Le personnage de Gokhan est brillamment interprété par Cagatay Ulusoy, qui parvient à capturer toute la complexité et la tragédie de cet homme pris au piège de ses propres illusions. Le reste du casting, tout aussi talentueux, contribue à rendre cette saison captivante et émotionnellement intense. Kübra n'est pas une série parfaite, mais elle se distingue par son ambition et la profondeur de ses thématiques. En explorant l'intersection entre la religion et la technologie, elle offre une réflexion pertinente sur les dangers de notre époque, où la foi et les avancées technologiques peuvent être exploitées de manière perverse. La saison 2, bien que différente en ton de la première, parvient à maintenir l'intérêt grâce à ses questions provocatrices et à ses performances solides.

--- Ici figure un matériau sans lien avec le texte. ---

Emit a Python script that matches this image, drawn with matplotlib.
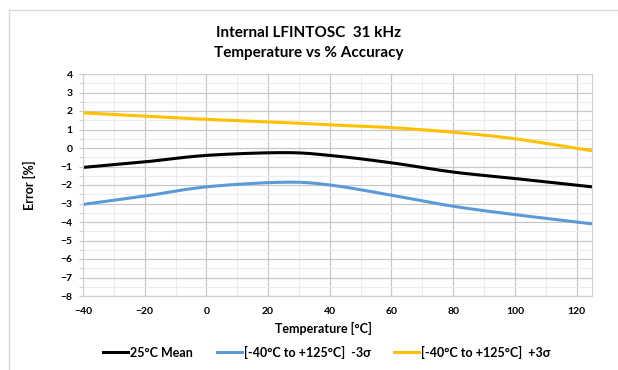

En fin de compte, Kübra est une série qui mérite d'être vue, non seulement pour son intrigue captivante, mais aussi pour la réflexion qu'elle suscite sur notre monde moderne. Elle rappelle que, bien que la technologie puisse offrir des solutions miraculeuses, il est essentiel de garder un esprit critique et de ne pas se laisser aveugler par les illusions de grandeur.
Note : 6.5/10. En bref, quand la foi et la technologie s’entrechoquent.
Disponible sur Netflix
Netflix n’a pas encore annoncé le renouvellement de Kübra pour une saison 3 à l’heure où j’écris ces lignes.